People make mistakes – that’s an essential part of being a human. Intelligent software can identify a mistake, elegantly inform about it and help resolve it. This is especially true for a CMS, which should always assist editors in their work.
Software designers came up with validations as a way of preventing mistakes from happening. Validations enforce specific rules on the editable content, making it impossible to type more than 140 characters in a tweet field or to upload a 50-megabyte TIFF image as a feature photograph.
Validations are helpful, as they ensure consistency of the content. When the editorial team consists of a single editor, setting up validations will make little sense and would not be worth the effort, but when the team is growing, it's much easier to control the content on software level rather than hoping everyone will stick to the content guide rules.
We've reworked the validation editor in the Contentful web application, and in this post we're presenting the highlights of the improvements.

Simplified, helpful, humane
Our goal was to simplify adding specific validation rules to the content. First, validation rules now depend on the field types: some fields have multiple validation options, while others have none. For instance, media assets can be checked against file size and file type limits, whereas there are no validation rules for locations.
Second, we wanted to prevent users from building room for struggle by creating rules that are impossible to satisfy: imagine an event that begins on October 10 and ends on March 5 same year. Likewise, setting a limit of -100 characters would make little sense.
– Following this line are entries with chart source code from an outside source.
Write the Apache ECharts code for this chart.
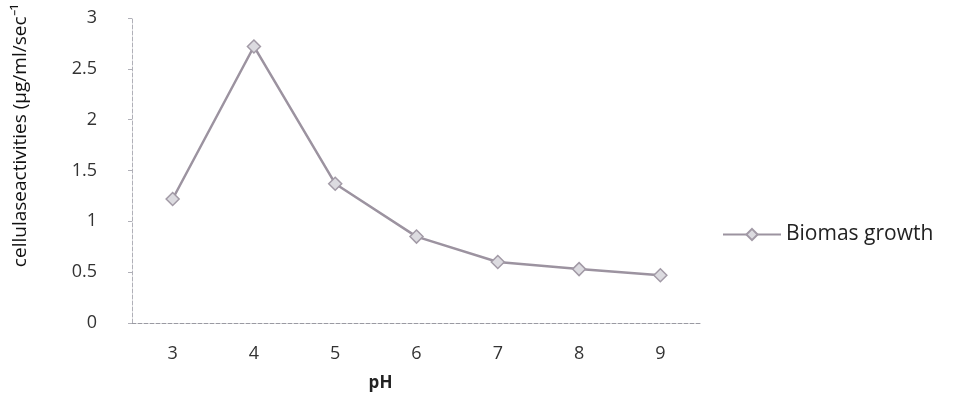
<!DOCTYPE html>
<html>
<head>
<meta charset="utf-8">
<script src="https://cdn.jsdelivr.net/npm/echarts@6/dist/echarts.min.js"></script>
<style>
  html, body { margin: 0; padding: 0; background: #fff; }
  #chart { width: 962px; height: 410px; }
</style>
</head>
<body>
<div id="chart"></div>
<script>
  // pH values on the x axis
  var categories = ['3', '4', '5', '6', '7', '8', '9'];
  // cellulase activity
  var biomasGrowth = [1.22, 2.72, 1.37, 0.85, 0.6, 0.53, 0.47];
  var yTicks = [0, 0.5, 1, 1.5, 2, 2.5, 3];

  var chart = echarts.init(document.getElementById('chart'));
  var font = 'Open Sans';
  var option = {
    backgroundColor: '#fff',
    animation: false,
    textStyle: { fontFamily: font },
    legend: {
      data: ['Biomas growth'],
      left: 717,
      top: 219,
      itemWidth: 58,
      itemHeight: 14,
      itemGap: 6,
      textStyle: { color: '#222', fontSize: 21, fontFamily: font }
    },
    grid: {
      left: 132,
      right: 261,
      top: 18,
      bottom: 87,
      outerBoundsMode: 'none'
    },
    xAxis: {
      type: 'category',
      data: categories,
      name: 'pH',
      nameLocation: 'middle',
      nameGap: 52,
      nameTextStyle: {
        color: '#222', fontSize: 17, fontWeight: 'bold', fontFamily: font,
        padding: [0, 72, 0, 0]
      },
      axisLine: { lineStyle: { color: '#9a9aa2', width: 1, type: 'dashed' } },
      axisTick: { show: false },
      axisLabel: { color: '#333', fontSize: 18, margin: 22 }
    },
    yAxis: {
      type: 'value',
      min: yTicks[0],
      max: yTicks[yTicks.length - 1],
      interval: 0.5,
      name: 'cellulaseactivities (µg/ml/sec⁻¹',
      nameLocation: 'middle',
      nameGap: 102,
      nameTextStyle: {
        color: '#111', fontSize: 19, fontFamily: font,
        padding: [0, 0, 0, 70]
      },
      axisLine: { show: true, lineStyle: { color: '#b0b0b8', width: 1, type: 'dashed' } },
      axisTick: { show: true, length: 4, inside: false, lineStyle: { color: '#b0b0b8' } },
      splitLine: { show: false },
      axisLabel: { color: '#333', fontSize: 18, margin: 35 }
    },
    series: [{
      name: 'Biomas growth',
      type: 'line',
      data: biomasGrowth,
      symbol: 'diamond',
      symbolSize: 13,
      lineStyle: { color: '#9c93a0', width: 2.5 },
      itemStyle: { color: '#dcdbe0', borderColor: '#a29aa6', borderWidth: 1.5 }
    }]
  };
  chart.setOption(option);
</script>
</body>
</html>
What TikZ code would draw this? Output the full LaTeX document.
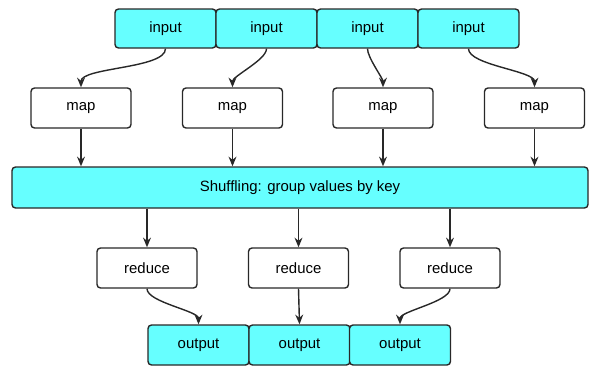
\documentclass[tikz,border=0pt]{standalone}
\usepackage{fontspec}
\setmainfont{Liberation Sans}
\usetikzlibrary{arrows.meta, positioning}
\definecolor{boxcyan}{RGB}{102, 255, 255}
\definecolor{edgegray}{RGB}{40, 40, 40}

\begin{document}
\begin{tikzpicture}[
    box/.style={rectangle, draw=edgegray, thick, rounded corners=2pt,
                minimum width=2.0cm, minimum height=0.8cm,
                align=center, font=\fontsize{8.5}{10}\selectfont},
    io/.style={box, fill=boxcyan, minimum width=2.02cm, minimum height=0.78cm},
    work/.style={box, fill=white},
    flow/.style={-{Stealth[length=5.5pt,width=4.5pt]}, thick, edgegray},
    curvy/.style={flow, out=-90, in=90, looseness=0.55}
]
\useasboundingbox (0,0) rectangle (11.84,-7.36);

%% Input splits
\node[io] (in1) at (3.31, -0.57) {input};
\node[io] (in2) at (5.33, -0.57) {input};
\node[io] (in3) at (7.35, -0.57) {input};
\node[io] (in4) at (9.37, -0.57) {input};

%% Map tasks
\node[work] (map1) at (1.62,  -2.16) {map};
\node[work] (map2) at (4.65,  -2.16) {map};
\node[work] (map3) at (7.66,  -2.16) {map};
\node[work] (map4) at (10.69, -2.16) {map};

%% Shuffle stage
\node[io, minimum width=11.52cm, minimum height=0.82cm] (shuf) at (6.0, -3.75) {Shuffling: group values by key};

%% Reduce tasks
\node[work] (red1) at (2.94, -5.36) {reduce};
\node[work] (red2) at (5.97, -5.36) {reduce};
\node[work] (red3) at (9.0,  -5.36) {reduce};

%% Outputs
\node[io, minimum height=0.8cm] (out1) at (3.97, -6.9) {output};
\node[io, minimum height=0.8cm] (out2) at (5.99, -6.9) {output};
\node[io, minimum height=0.8cm] (out3) at (8.0,  -6.9) {output};

%% input -> map
\draw[curvy] (in1.south) to (map1.north);
\draw[curvy] (in2.south) to (map2.north);
\draw[curvy] (in3.south) to (map3.north);
\draw[curvy] (in4.south) to (map4.north);

%% map -> shuffle
\draw[flow] (map1.south) -- (map1.south |- shuf.north);
\draw[flow] (map2.south) -- (map2.south |- shuf.north);
\draw[flow] (map3.south) -- (map3.south |- shuf.north);
\draw[flow] (map4.south) -- (map4.south |- shuf.north);

%% shuffle -> reduce
\draw[flow] (red1.north |- shuf.south) -- (red1.north);
\draw[flow] (red2.north |- shuf.south) -- (red2.north);
\draw[flow] (red3.north |- shuf.south) -- (red3.north);

%% reduce -> output
\draw[curvy] (red1.south) to (out1.north);
\draw[flow] (red2.south) -- (out2.north);
\draw[curvy] (red3.south) to (out3.north);

\end{tikzpicture}
\end{document}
To avoid that, we’ve implemented something clever: validations on validations. How meta. The validation builder will strictly say no, refusing to save any nonsense like negative file sizes.
Third, we wanted to add more human touch to error responses, so that they can guide the users, explaining what went wrong and giving directions on how to fix it. Error messages often tend to be more on the technical side. Most certainly, “Error 131. File size limitation exceeded” reads less pleasantly than “Please upload a file no larger than 5 MB”.
We’re aiming for the latter – friendly, human, respectful and clear speech. We’ve rewritten all error messages, and also enabled writing custom messages. The overall goal is to make Contentful communicate with the editorial team like a good friend.
New validation rules
Next, we wanted to empower you to control the content in some new ways. Thus, the following values can now be validated as well:
Number of items in an array. This is great for indicating a specific number of items in multiple entries, symbols or assets fields.
Date range. Specify earliest and/or latest date.
File size. This had been requested quite often to prevent photo editors from uploading 30MB files. Just limit the upload file size.
Image dimensions. You can now explicitly set preferred image dimensions so that they fit into layout as designed.
Regular expressions
The validations would not be complete without the possibility of using regular expressions, which enable selecting specific strings of characters which follow certain patterns. Regular expressions can help identify incomplete phone numbers, mistyped ZIP codes or URLs containing emojis, to name but a few popular applications.

We included a number of popular presets with regex patterns, so that you can enforce the need to provide a valid email, URL, date and more. When setting up such a rule, take into account that regions like US, Europe and Asia may differ in how they display such information: it’s 01.04.2015 in Berlin, but 04/01/2015 in US. Naturally, everybody is welcome to write custom regular expressions.
Start validating
To try the new validations, open the Contentful web app and navigate to the Content model section. Open any content type and click Validate inside some field. Do consider playing with different types of fields, as they are quite diverse. In case you need further documentation, consult our guide to Contentful validations.


Sidenote
Note that the validation rules only become effective once a content type is published or updated, so new rules will not apply to existing content. Entries are only validated the moment they are published.
Please note that it’s necessary to be careful when setting up validations, so they’ll be helping editors, not irritate them. The validation limits should be chosen wisely: if some content can't be uploaded because of restriction which violates common sense, people will get disappointed. There's no real reason in setting the file size limit to 1 MB, as the servers will certainly not break if someone uploads a 1.3 MB photo.